On Ferguson unrest, poll shows sharp racial divide
A poll taken since a white police officer in Missouri shot dead an unarmed black teenager shows blacks and whites sharply divided on how fairly the police deal with each group, along with a rising feeling, especially among whites, that race relations in the country are troubled.
But when asked about their own communities, members of each race say their relations with the other are good.
The latest New York Times/CBS News nationwide poll shows most whites reserving judgment on whether the fatal shooting of the teenager, Michael Brown, in Ferguson, Missouri, was justified. Most blacks say it was not.
“Whether they robbed a store, pushed a man, or whatever the case may be, there are other strategies and tactics the police officer should use before excessive force and brutally killing someone in cold blood,” Felicia Irving, 28, a high school English teacher in Hampton, Georgia, who is black, said in a follow-up interview to the poll.
Jean Smith, 75, a retiree in Hartford, Alabama, who is white, said she could not determine “with just two or three facts” whether the officer, Darren Wilson, had been justified in shooting and killing Brown.

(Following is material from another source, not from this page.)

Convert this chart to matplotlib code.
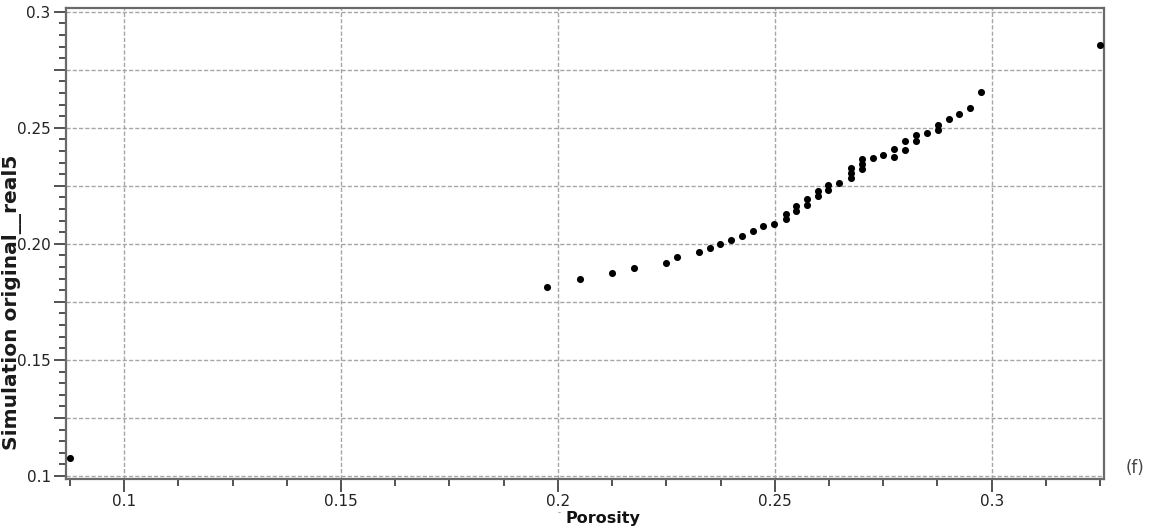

“To know whether it was justified, I’d have to know the whole thing from beginning to end and look at it as objectively as possible,” Smith said.
The poll also shows significant differences in how blacks and whites view the unrest that has gripped Ferguson since Brown’s killing.
Most whites say they think the actions of the protesters have gone too far, while blacks are more evenly divided. Thirty-eight percent of blacks think the protesters’ actions have been about right, compared with 15 percent of whites. A vast majority of the protesters in Ferguson have been black.
Since Aug. 9, when Wilson shot and killed Brown, protesters have marched just blocks away, sometimes peacefully, other times with acts of violence.
The police have dressed in riot gear, driven armored vehicles on the streets, and used tear gas and rubber bullets.
The public is split over the police response, with equal numbers saying that the police have gone too far and that their efforts have been about right. But black Americans are nearly twice as likely as whites to fault the police.
The issue at the heart of the unrest in Ferguson — the suspicion among some that a white policeman was trigger-happy when faced with a young black man — is also at the heart of what divides black and white Americans.
An overwhelming majority of blacks say they think that, generally, the police are more likely to use deadly force against a black person; a majority of whites say race is not a factor in a police officer’s decision to use force.